Bay Ridge activist alleges pol’s poll is skewed, cites social media block

Mallory McMahon has a bone to pick with Assemblymember Nicole Malliotakis.

McMahon, a founder of the grassroots group Fight Back Bay Ridge, said she was unfairly rebuffed in her attempt to take part in a survey Malliotakis posted on Facebook and Twitter to gauge public opinion on a state plan to ban single-use plastic bags because the Republican lawmaker blocked her.

“I want to vote in @NMalliotakis’s plastic bag poll…but can’t because I’m blocked from engaging with her page,” McMahon wrote on Twitter on Thursday.

In that same tweet, McMahon pointed out that Spectrum News NY1 aired a story about Republican elected officials in Bay Ridge blocking people on social media sites like Facebook and Twitter.

Malliotakis represents parts of Bay Ridge and Staten Island. “She blocked me and a lot of other people,” McMahon told this newspaper.

After the NY1 story was posted, McMahon said, Malliotakis unblocked her on Twitter. “But I am still blocked from engaging with her page on Facebook. I can only like or dislike her posts. So I couldn’t take the survey,” McMahon said.

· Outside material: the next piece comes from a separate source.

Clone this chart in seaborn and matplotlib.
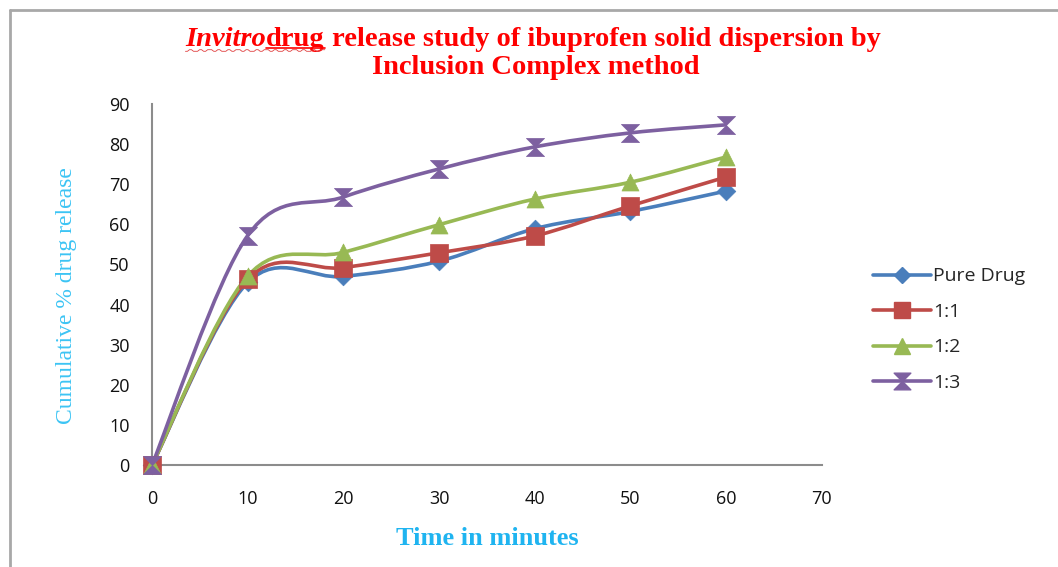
import numpy as np
import matplotlib
matplotlib.use("Agg")
import matplotlib.pyplot as plt
from matplotlib.path import Path
from matplotlib.patches import PathPatch
from matplotlib.lines import Line2D
import seaborn as sns

# data
time_min = [0, 10, 20, 30, 40, 50, 60]
pure_drug = [0, 45.5, 47.0, 50.8, 58.9, 63.2, 68.3]
ratio_1_1 = [0, 46.3, 49.2, 52.9, 57.1, 64.6, 71.8]
ratio_1_2 = [0, 47.1, 53.0, 59.9, 66.3, 70.5, 76.8]
ratio_1_3 = [0, 57.2, 66.8, 73.8, 79.3, 82.8, 84.8]
series_names = ["Pure Drug", "1:1", "1:2", "1:3"]
x_ticks = [0, 10, 20, 30, 40, 50, 60, 70]
y_ticks = [0, 10, 20, 30, 40, 50, 60, 70, 80, 90]

colors = ["#4A7EBB", "#BE4B48", "#98B954", "#7D60A0"]
hourglass = Path([(-1, 1), (1, 1), (-1, -1), (1, -1), (-1, 1)],
                 [Path.MOVETO, Path.LINETO, Path.LINETO, Path.LINETO, Path.CLOSEPOLY])
markers = ["D", "s", "^", hourglass]
msizes = [90, 150, 150, 170]

sns.set_style("white")
plt.rcParams["font.family"] = ["Open Sans", "DejaVu Sans"]

fig = plt.figure(figsize=(10.58, 5.67), dpi=100)
ax = fig.add_axes([0.1437, 0.18, 0.633, 0.6366])


def smooth_path(xs, ys):
    # Excel style smoothed line: cubic bezier through the data points
    pts = np.column_stack([xs, ys]).astype(float)
    n = len(pts)
    verts = [pts[0]]
    codes = [Path.MOVETO]
    for i in range(n - 1):
        p0 = pts[max(i - 1, 0)]
        p1 = pts[i]
        p2 = pts[i + 1]
        p3 = pts[min(i + 2, n - 1)]
        c1 = p1 + (p2 - p0) / 6.0
        c2 = p2 - (p3 - p1) / 6.0
        verts += [c1, c2, p2]
        codes += [Path.CURVE4] * 3
    return Path(verts, codes)


all_series = [pure_drug, ratio_1_1, ratio_1_2, ratio_1_3]
for k, vals in enumerate(all_series):
    patch = PathPatch(smooth_path(time_min, vals), facecolor="none",
                      edgecolor=colors[k], lw=2.6, zorder=2 + k)
    ax.add_patch(patch)
    sns.scatterplot(x=time_min, y=vals, marker=markers[k], s=msizes[k],
                    color=colors[k], edgecolor=colors[k], linewidth=0.5,
                    ax=ax, zorder=6 + k)

ax.set_xlim(0, 70)
ax.set_ylim(0, 90)
ax.set_xticks(x_ticks)
ax.set_yticks(y_ticks)
ax.tick_params(length=0, labelsize=13, labelcolor="#111111")
ax.tick_params(axis="x", pad=18)
ax.tick_params(axis="y", pad=16)
for side in ["top", "right"]:
    ax.spines[side].set_visible(False)
for side in ["left", "bottom"]:
    ax.spines[side].set_color("#8C8C8C")
    ax.spines[side].set_linewidth(1.5)
for c in ax.collections:
    c.set_clip_on(False)

ax.set_xlabel("Time in minutes", family="Liberation Serif", fontweight="bold",
              fontsize=19, color="#1FB4F0", labelpad=14)
ax.set_ylabel("Cumulative % drug release", family="Liberation Serif",
              fontsize=17, color="#3CC4F4")
ax.yaxis.set_label_coords(-0.112, 0.47)

handles = [Line2D([0], [0], color=colors[k], lw=2.6, marker=markers[k],
                  markersize=[8, 11, 11, 12][k]) for k in range(4)]
ax.legend(handles, series_names, loc="center left", bbox_to_anchor=(1.076, 0.375),
          borderaxespad=0, borderpad=0, frameon=False, fontsize=14,
          handlelength=3.0, handletextpad=0.1, labelspacing=0.9)

# title with mixed styles
tcol = "#FF0000"
tsize = 20.5
y1 = 1 - 46 / 567
t1 = fig.text(140 / 1058, y1, "Invitro", family="Liberation Serif", style="italic",
              fontweight="bold", fontsize=tsize, color=tcol)
t2 = ax.annotate("drug", xy=(1, 0), xycoords=t1, va="bottom", ha="left",
                 family="Liberation Serif", fontweight="bold", fontsize=tsize, color=tcol,
                 annotation_clip=False)
t3 = ax.annotate(" release study of ibuprofen solid dispersion by", xy=(1, 0), xycoords=t2,
                 va="bottom", ha="left", family="Liberation Serif", fontweight="bold",
                 fontsize=tsize, color=tcol, annotation_clip=False)
fig.text(536 / 1058, 1 - 74 / 567, "Inclusion Complex method", family="Liberation Serif",
         fontweight="bold", fontsize=tsize, color=tcol, ha="center")

# center line 1 and add underlines
fig.canvas.draw()
r = fig.canvas.get_renderer()
b1 = t1.get_window_extent(r)
b3 = t3.get_window_extent(r)
width = b3.x1 - b1.x0
shift = (533 - width / 2) - b1.x0
t1.set_x((b1.x0 + shift) / 1058)
fig.canvas.draw()
b1 = t1.get_window_extent(r)
b2 = t2.get_window_extent(r)
uy = (b1.y0 + 4) / 567
fig.add_artist(Line2D([b2.x0 / 1058, b2.x1 / 1058], [uy, uy], color=tcol, lw=1.2))
wx = np.linspace(b1.x0, b2.x1, 70)
wy = b1.y0 + 1.5 + 0.8 * np.sign(np.sin(wx / 1.5))
fig.add_artist(Line2D(wx / 1058, wy / 567, color="#E04040", lw=0.6))

# outer frame like the chart area border
fig.add_artist(Line2D([10 / 1058, 10 / 1058], [0, 1 - 10 / 567], color="#A8A8A8", lw=2))
fig.add_artist(Line2D([10 / 1058, 1], [1 - 10 / 567, 1 - 10 / 567], color="#A8A8A8", lw=2))

fig.savefig("out.png", dpi=100)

When this newspaper initially contacted Malliotakis, the lawmaker was asked specifically whether she had blocked McMahon on Twitter. She flatly denied it. “I haven’t blocked anybody. No one is blocked,” she told this newspaper.

But this newspaper attempted to reach Malliotakis again a second time to inquire as to whether she blocked McMahon on Facebook. By press time, Malliotakis had not yet responded.

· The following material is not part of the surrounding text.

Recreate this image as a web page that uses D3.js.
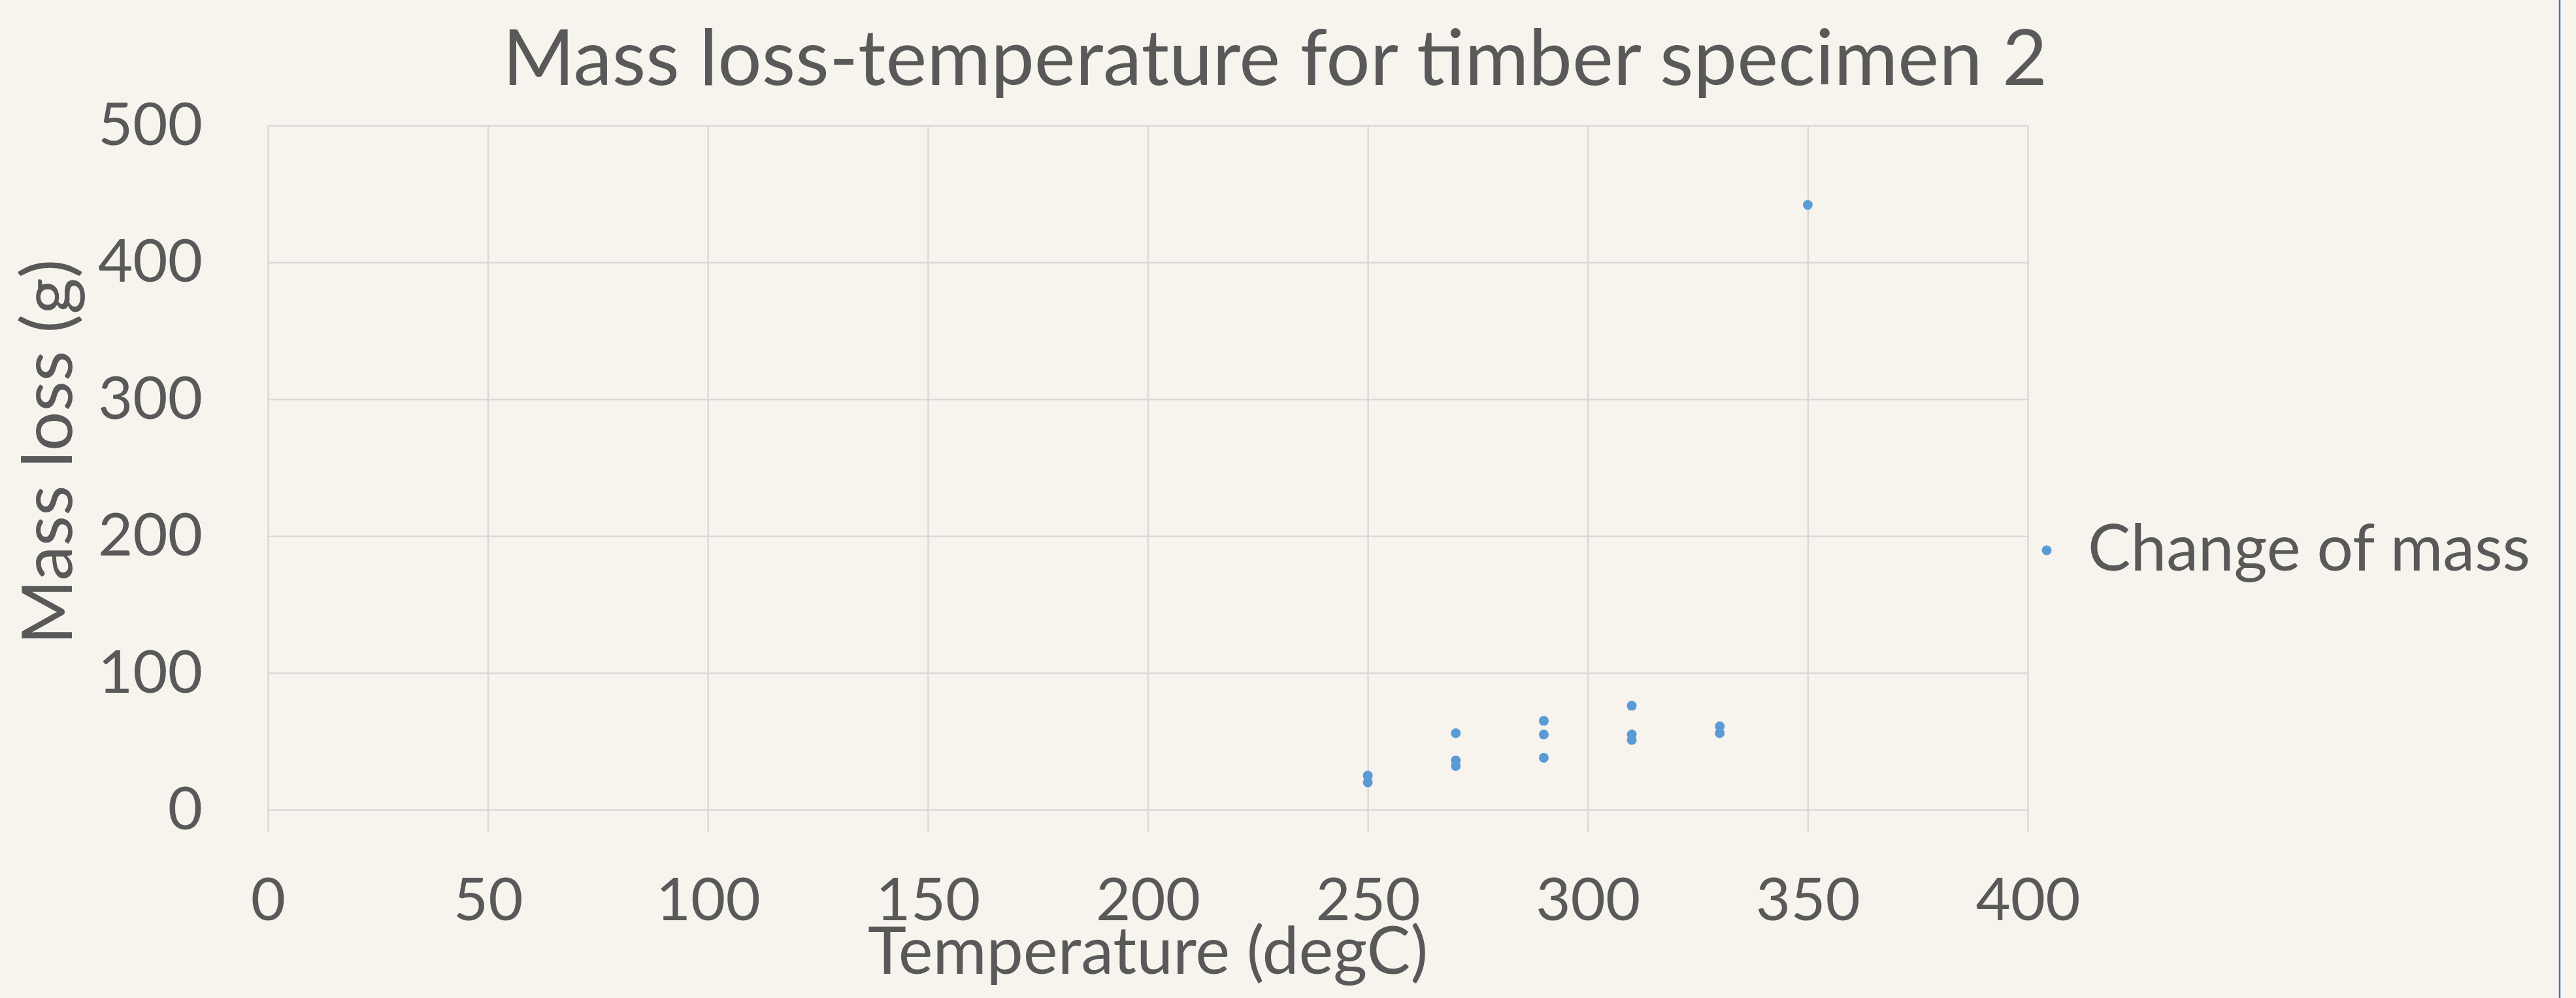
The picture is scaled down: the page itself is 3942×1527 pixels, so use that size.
<!DOCTYPE html>
<html>
<head>
<meta charset="utf-8">
<script src="https://cdn.jsdelivr.net/npm/d3@7"></script>
<style>
  body { margin: 0; background: #f7f4ee; }
  svg { display: block; }
  text { font-family: Lato, "Open Sans", sans-serif; fill: #595959; }
</style>
</head>
<body>
<svg id="chart"></svg>
<script>
// data
const temperatures = [250, 250, 270, 270, 270, 290, 290, 290, 310, 310, 310, 330, 330, 350];
const massLoss     = [25, 20, 56, 36, 32, 65, 55, 38, 76, 55, 51, 61, 56, 442];
const xTicks = [0, 50, 100, 150, 200, 250, 300, 350, 400];
const yTicks = [0, 100, 200, 300, 400, 500];
const seriesName = "Change of mass";

const width = 3942;
const height = 1527;
const plot = { left: 410, right: 3103, top: 192, bottom: 1239 };

const svg = d3.select("#chart")
  .attr("width", width)
  .attr("height", height);

svg.append("rect")
  .attr("width", width)
  .attr("height", height)
  .attr("fill", "#f7f4ee");

const x = d3.scaleLinear().domain([0, 400]).range([plot.left, plot.right]);
const y = d3.scaleLinear().domain([0, 500]).range([plot.bottom, plot.top]);

// vertical gridlines (run a bit below the plot like tick marks)
const xAxis = d3.axisBottom(x)
  .tickValues(xTicks)
  .tickSize(-(plot.bottom - plot.top) - 34)
  .tickPadding(70);

const gx = svg.append("g")
  .attr("transform", `translate(0,${plot.bottom + 34})`)
  .call(xAxis);
gx.select(".domain").remove();
gx.selectAll("line").attr("stroke", "#d9d9d9").attr("stroke-width", 2.5);
gx.selectAll("text")
  .style("font-size", "92px")
  .attr("fill", "#595959");

const yAxis = d3.axisLeft(y)
  .tickValues(yTicks)
  .tickSize(-(plot.right - plot.left))
  .tickPadding(100);

const gy = svg.append("g")
  .attr("transform", `translate(${plot.left},0)`)
  .call(yAxis);
gy.select(".domain").remove();
gy.selectAll("line").attr("stroke", "#d9d9d9").attr("stroke-width", 2.5);
gy.selectAll("text")
  .style("font-size", "92px")
  .attr("fill", "#595959");

// points
const points = temperatures.map((t, i) => ({ t, m: massLoss[i] }));
svg.append("g")
  .selectAll("circle")
  .data(points)
  .join("circle")
  .attr("cx", d => x(d.t))
  .attr("cy", d => y(d.m))
  .attr("r", 7.5)
  .attr("fill", "#5b9bd5");

// titles
svg.append("text")
  .attr("x", 1951)
  .attr("y", 130)
  .attr("text-anchor", "middle")
  .style("font-size", "119px")
  .text("Mass loss-temperature for timber specimen 2");

svg.append("text")
  .attr("x", (plot.left + plot.right) / 2)
  .attr("y", 1490)
  .attr("text-anchor", "middle")
  .style("font-size", "100px")
  .text("Temperature (degC)");

svg.append("text")
  .attr("transform", `translate(110,${(plot.top + plot.bottom) / 2 - 24}) rotate(-90)`)
  .attr("text-anchor", "middle")
  .style("font-size", "107px")
  .text("Mass loss (g)");

// legend
const legend = svg.append("g").attr("transform", "translate(3132,842)");
legend.append("circle").attr("r", 7.5).attr("fill", "#5b9bd5");
legend.append("text")
  .attr("x", 63)
  .attr("y", 31)
  .style("font-size", "98px")
  .text(seriesName);

// blue frame edge on the right
svg.append("line")
  .attr("x1", 3917).attr("x2", 3917)
  .attr("y1", 0).attr("y2", height)
  .attr("stroke", "#4472c4")
  .attr("stroke-width", 2.5);
</script>
</body>
</html>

On Friday, this newspaper did reach the pol, who denied that she blocked McMahon on Facebook or Twitter.

McMahon, who admitted that she is not a constituent of Malliotakis’, charged that the assembly member’s poll can’t be trusted because if the lawmaker is blocking people from participating, there is a strong likelihood that the results will be skewed. “If you post a survey and then block people from participating, how fair is that? It feels like smoke and mirrors to me,” she said.

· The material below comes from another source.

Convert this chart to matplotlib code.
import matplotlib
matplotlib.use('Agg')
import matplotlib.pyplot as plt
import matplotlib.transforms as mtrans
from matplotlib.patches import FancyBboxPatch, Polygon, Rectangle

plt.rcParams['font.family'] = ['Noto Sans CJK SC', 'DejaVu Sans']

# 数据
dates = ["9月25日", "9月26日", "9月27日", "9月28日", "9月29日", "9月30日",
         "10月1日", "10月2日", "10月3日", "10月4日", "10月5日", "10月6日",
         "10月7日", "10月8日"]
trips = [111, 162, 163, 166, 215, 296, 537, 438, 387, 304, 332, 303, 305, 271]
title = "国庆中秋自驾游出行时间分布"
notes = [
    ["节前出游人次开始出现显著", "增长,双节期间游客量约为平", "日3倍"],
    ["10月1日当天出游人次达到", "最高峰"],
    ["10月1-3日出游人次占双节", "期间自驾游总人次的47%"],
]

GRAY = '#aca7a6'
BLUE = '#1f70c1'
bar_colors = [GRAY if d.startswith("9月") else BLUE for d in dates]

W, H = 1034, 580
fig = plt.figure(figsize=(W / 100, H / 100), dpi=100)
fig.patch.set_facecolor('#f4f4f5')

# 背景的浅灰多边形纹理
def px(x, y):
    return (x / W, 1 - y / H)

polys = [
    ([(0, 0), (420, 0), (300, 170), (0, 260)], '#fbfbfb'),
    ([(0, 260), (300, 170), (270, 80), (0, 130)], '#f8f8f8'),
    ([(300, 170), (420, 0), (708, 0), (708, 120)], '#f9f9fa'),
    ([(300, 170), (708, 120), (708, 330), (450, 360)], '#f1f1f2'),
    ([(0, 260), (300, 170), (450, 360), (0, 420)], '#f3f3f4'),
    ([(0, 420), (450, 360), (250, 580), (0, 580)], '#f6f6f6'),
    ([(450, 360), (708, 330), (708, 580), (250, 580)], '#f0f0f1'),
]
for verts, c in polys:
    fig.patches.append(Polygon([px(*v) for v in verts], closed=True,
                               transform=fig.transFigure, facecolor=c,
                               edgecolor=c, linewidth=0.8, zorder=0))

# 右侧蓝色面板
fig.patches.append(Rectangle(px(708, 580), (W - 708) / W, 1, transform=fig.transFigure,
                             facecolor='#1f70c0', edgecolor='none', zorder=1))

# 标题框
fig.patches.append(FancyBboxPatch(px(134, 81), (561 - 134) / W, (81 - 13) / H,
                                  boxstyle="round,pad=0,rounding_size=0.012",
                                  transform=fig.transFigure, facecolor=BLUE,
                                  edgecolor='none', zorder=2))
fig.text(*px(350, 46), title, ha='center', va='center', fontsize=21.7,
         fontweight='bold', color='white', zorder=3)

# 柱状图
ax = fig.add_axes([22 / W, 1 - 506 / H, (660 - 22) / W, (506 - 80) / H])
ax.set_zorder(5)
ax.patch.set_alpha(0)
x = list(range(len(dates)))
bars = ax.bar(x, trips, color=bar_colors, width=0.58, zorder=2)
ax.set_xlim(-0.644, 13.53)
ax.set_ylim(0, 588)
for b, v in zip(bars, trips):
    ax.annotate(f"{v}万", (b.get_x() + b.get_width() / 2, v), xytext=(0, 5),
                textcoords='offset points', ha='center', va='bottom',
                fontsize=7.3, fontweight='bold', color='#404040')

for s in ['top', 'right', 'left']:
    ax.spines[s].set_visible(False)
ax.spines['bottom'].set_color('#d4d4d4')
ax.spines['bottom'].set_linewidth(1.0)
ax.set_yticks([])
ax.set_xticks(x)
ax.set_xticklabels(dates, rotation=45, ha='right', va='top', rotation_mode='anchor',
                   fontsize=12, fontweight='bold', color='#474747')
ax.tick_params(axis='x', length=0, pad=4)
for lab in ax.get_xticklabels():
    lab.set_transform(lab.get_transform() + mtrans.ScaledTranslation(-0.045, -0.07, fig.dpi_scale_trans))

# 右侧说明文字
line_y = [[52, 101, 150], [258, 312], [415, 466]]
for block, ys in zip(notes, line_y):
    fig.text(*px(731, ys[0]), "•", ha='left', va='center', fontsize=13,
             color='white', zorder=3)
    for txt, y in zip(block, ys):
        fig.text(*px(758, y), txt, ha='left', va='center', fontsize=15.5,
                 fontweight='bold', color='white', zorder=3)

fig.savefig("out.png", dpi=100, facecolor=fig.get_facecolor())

For McMahon, the issue is much larger than a survey on plastic bags.

“These people are elected officials. They should expect the public to engage with them. This is a woman who ran for mayor,” McMahon said.

Malliotakis ran for mayor against Democrat Bill de Blasio in 2017 and lost.

The issue of whether elected officials can block members of the public from their social media pages has come up more and more frequently in recent years.

Constituents claim they have a right to fully engage with elected officials while politicians argue that they have a right to protect themselves from Internet trolls harassing them.

So far, the courts have sided with the public over the politicians.

In the most well known case to date, a federal court in Virginia ruled in 2018 that President Donald Trump could not block people from following him on Twitter because it would be a violation of their First Amendment rights.

The Facebook feud with Malliotakis isn’t the first time McMahon has had a dispute with a Bay Ridge elected official.

Last year, she confronted Republican Marty Golden at a debate when Golden was running for re-election as a state senator, and criticized him for refusing to meet with her one-on-one to discuss educational issues. Golden never granted McMahon’s request for a meeting.